In a momentous ruling on Thursday, the Competition and Consumer Protection Tribunal (CCPT), imposed a hefty fine of N120 million on Stanbic IBTC Bank for breaching electronic funds transfer regulations.
The reason behind the bank’s fine was its failure to fulfill a NIBSS Instant Payment transfer request and its improper withholding of the consumer’s funds beyond the prescribed 10-minute reversal regulation for failed NIBSS instant payment electronic funds transfers.
Damilola Osungade, the CCPT Communications Officer, revealed in a post-decision statement that Mrs. Sola Salako Ajulo, the Member representing Southwest on the Tribunal, delivered a majority ruling lasting two hours. It was determined that Stanbic IBTC Bank had violated Section 130 (1) (a) of the Federal Competition and Consumer Protection Act (FCCPA) 2018. This information was made available to Technology Times.
Stanbic BTC failed to reverse…..
In the case of Clement Osuya versus Stanbic IBTC, Mrs. Salako Ajulo reached a decision holding Stanbic IBTC accountable for breaching a contractual agreement and failing in its duty of care towards the claimant.
The bank was found responsible for its inability to successfully execute an instruction to transfer the amount of N500,000 to an account in Access Bank.
Moreover, Stanbic IBTC failed to comply with the 10-minute reversal requirement outlined in the 2018 CBN Regulation on NIBSS Interbank Electronic Funds Transfer. Instead, the bank held onto the consumer’s funds for extended periods of 24 and 72 hours, respectively, during two separate instances of failed instant electronic transfer transactions.
Stanbic IBTC, in its defense, asserted that the transaction failure occurred on the NIBSS Instant Payments platform rather than its own platform. Therefore, the bank contended that it should not be held liable for negligence or considered in breach of its duty of care towards the claimant.
The Tribunal, in its ruling, emphasized that an “instant” platform should not require 24 or 72 hours to reverse a failed transaction. Furthermore, the defendant, Stanbic IBTC, failed to present any documentary evidence to substantiate its claim that the transfer failure occurred specifically on the NIBSS Instant Payment Platform rather than its own platform.
CBN regulation…
As a result of its violation of the CBN Regulation, Stanbic IBTC was found by the Consumer Tribunal to be in breach of Section 130 (1) (a) and (b) of the FCCPA 2018. This section grants consumers the right to expect timely and completed services from any undertaking that has agreed to provide a service to them.
The three-man panel comprising Mr. Chu’ma Mbonu, Member (Southeast) presiding; Mrs. Sola Salako Ajulo, Member (Southwest), and Mr.
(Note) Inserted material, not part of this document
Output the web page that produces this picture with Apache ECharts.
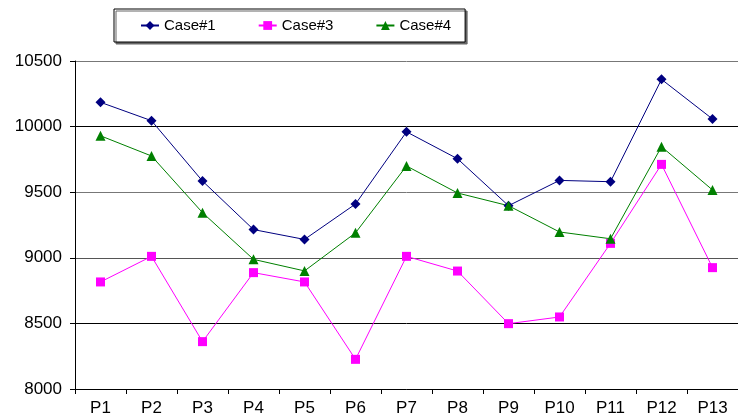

Ibrahim El Yakubu, Member (Northwest) delivered a 2-1 ruling affirming the jurisdiction of the Tribunal to hear the suit before proceeding to enter judgement in favour of the claimant.
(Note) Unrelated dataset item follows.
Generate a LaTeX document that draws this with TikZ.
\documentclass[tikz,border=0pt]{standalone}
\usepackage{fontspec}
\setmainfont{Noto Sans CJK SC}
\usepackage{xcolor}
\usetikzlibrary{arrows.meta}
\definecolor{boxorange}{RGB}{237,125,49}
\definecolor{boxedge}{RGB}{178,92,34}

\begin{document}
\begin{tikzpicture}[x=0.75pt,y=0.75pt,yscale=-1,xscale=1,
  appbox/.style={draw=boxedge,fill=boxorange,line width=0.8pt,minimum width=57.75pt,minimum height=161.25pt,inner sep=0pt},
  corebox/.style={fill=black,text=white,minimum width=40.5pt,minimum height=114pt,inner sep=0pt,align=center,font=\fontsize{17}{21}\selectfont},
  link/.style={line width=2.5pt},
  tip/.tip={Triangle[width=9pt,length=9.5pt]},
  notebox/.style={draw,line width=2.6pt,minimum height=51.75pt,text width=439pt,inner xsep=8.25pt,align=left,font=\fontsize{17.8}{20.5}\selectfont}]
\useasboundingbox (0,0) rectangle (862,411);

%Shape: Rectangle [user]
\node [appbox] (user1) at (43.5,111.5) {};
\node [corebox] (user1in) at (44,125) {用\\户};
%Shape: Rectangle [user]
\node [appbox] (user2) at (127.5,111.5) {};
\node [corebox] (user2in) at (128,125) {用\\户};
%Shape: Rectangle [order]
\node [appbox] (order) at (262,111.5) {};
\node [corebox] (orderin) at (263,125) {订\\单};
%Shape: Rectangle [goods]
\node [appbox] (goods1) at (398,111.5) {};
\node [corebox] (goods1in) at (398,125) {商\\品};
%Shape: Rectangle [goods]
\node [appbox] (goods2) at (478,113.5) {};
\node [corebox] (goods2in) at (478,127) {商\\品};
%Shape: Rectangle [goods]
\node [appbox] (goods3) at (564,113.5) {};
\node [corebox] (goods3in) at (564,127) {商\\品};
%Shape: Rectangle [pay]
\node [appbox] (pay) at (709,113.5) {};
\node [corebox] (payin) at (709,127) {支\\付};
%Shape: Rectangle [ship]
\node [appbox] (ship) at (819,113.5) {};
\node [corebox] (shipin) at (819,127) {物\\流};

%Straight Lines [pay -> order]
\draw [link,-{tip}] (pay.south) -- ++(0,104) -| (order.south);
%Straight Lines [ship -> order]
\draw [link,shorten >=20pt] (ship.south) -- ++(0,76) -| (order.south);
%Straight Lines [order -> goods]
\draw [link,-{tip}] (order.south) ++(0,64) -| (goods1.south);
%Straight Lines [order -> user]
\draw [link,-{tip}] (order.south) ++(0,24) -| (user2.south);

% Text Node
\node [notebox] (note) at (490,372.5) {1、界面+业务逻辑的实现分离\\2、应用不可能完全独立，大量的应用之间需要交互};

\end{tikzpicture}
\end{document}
The defendant raised a preliminary objection challenging the original jurisdiction of the Tribunal to hear the case. They argued that the dispute was a bank/customer matter that fell within the exclusive jurisdiction of the Federal or State High Court.
However, the Tribunal determined that it possessed concurrent jurisdiction to hear the substantive suit, as explicitly evident from Section 39(1) (2) and Section 45 of the FCCPA. These provisions establish the Tribunal as a specialized High Court entrusted with the authority to adjudicate on matters related to competition and consumer protection, including conducts prohibited by the FCCPA.
In a dissenting opinion, the Presiding Member Mr. Chu’ma Mbonu supported the defendant’s preliminary objection, arguing that the CCPT only had appellate jurisdiction and was not authorized to hear an originating application in the form of the suit before it.
However, the majority judgment addressed and resolved four issues in favor of the claimant and one issue in favor of the defendant.